Tuesday, July 26, 2005

Leads or not?

A client of mine has a small company that sells a consumer food product. On the web site, there is an offer for free samples. For many months, they would get a few requests for a free sample every week. But recently, they started receiving hundreds of responses. This surprised them and prompted a call to me.

The first thing I recommended was contact some and find out how they heard about the offer. From this, we found out that a web site that lists free offers has picked up on her offer.

This made me worry, as a while back another client had a sweepstakes listed on their web site to win a Palm Pilot. A sweepstakes site found out about this, and listed this. The goal of the sweepstakes was to get leads, and the folks who came from the sweepstakes web site were not potential users of the software product. At that time, the sweepstakes web site listed the direct URL for the sweepstakes offer (not the home page), so we were able to simply rename the URL (www.coname.com/sweepstake.html to www.coname.com/sweepstake2.html), and the link from the sweepstakes site was broken. My first thought was that we might want to do this here.

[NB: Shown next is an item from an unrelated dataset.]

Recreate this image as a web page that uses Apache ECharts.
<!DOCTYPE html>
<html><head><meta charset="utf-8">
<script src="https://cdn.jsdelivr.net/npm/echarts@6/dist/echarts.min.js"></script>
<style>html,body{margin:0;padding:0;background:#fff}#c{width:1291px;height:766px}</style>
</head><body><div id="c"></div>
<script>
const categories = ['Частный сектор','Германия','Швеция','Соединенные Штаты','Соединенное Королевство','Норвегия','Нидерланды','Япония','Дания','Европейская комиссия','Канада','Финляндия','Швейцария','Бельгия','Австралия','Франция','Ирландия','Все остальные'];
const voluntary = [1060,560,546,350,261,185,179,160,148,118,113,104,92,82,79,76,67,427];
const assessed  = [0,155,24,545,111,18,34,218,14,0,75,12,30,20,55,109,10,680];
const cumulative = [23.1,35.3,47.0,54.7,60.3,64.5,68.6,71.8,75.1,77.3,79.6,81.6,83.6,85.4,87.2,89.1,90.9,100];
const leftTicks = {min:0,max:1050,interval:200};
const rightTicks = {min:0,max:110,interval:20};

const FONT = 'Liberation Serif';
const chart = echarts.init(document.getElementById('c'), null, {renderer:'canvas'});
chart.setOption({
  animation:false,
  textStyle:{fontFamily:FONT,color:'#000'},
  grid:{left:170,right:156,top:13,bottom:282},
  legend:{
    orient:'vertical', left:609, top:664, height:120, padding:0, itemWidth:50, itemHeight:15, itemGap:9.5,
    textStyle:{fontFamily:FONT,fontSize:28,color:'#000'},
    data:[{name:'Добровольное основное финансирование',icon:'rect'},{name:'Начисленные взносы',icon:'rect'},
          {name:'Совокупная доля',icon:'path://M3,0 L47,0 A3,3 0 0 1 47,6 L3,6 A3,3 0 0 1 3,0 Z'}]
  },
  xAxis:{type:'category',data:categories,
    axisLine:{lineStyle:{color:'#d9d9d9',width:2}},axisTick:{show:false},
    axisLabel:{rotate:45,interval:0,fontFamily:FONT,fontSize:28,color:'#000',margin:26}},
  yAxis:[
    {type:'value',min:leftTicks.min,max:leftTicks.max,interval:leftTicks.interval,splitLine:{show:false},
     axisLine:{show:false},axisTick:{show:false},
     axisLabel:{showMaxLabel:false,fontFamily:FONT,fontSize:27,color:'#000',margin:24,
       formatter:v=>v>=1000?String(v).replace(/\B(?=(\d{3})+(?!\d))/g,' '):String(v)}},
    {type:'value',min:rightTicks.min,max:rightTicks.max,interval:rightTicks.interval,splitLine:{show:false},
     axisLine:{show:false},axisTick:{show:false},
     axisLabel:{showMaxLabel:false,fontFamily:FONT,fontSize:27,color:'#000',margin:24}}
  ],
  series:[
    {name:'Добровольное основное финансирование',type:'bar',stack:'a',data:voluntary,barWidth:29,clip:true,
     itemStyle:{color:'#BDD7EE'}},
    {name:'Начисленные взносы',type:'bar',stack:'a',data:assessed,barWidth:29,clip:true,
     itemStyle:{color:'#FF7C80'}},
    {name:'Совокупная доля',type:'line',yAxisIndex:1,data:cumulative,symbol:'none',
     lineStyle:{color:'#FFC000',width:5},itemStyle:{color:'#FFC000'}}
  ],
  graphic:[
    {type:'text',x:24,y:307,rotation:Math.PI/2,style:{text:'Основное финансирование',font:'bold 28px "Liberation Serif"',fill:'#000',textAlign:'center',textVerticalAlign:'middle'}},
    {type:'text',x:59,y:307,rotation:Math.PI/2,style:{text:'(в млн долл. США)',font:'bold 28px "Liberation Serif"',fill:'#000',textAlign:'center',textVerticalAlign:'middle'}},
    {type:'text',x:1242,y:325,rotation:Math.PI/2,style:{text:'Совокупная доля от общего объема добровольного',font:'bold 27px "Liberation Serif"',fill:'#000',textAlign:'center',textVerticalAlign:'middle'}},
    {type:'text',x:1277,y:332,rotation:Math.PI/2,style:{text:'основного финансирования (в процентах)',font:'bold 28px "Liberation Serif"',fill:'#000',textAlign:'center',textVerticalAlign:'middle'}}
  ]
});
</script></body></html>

The goal of the free sample offer is to also get leads. In looking at the names coming in and information provided, it seems that the requests for the free offer could be good leads. So now the challenge is how to arrange it so they can handle this influx of leads, as previously there were so few they did it by hand. Now they are setting up a simple database to handle the information. Along with that, they will track to see if any of these folks go from sample requester to product purchaser.

In addition, we are watching to see if the number of requests slows down. If not, we will likely change their sample request process to one involving an online database (like MySQL), which will allow them to transfer data directly to their PC database, further automating the process.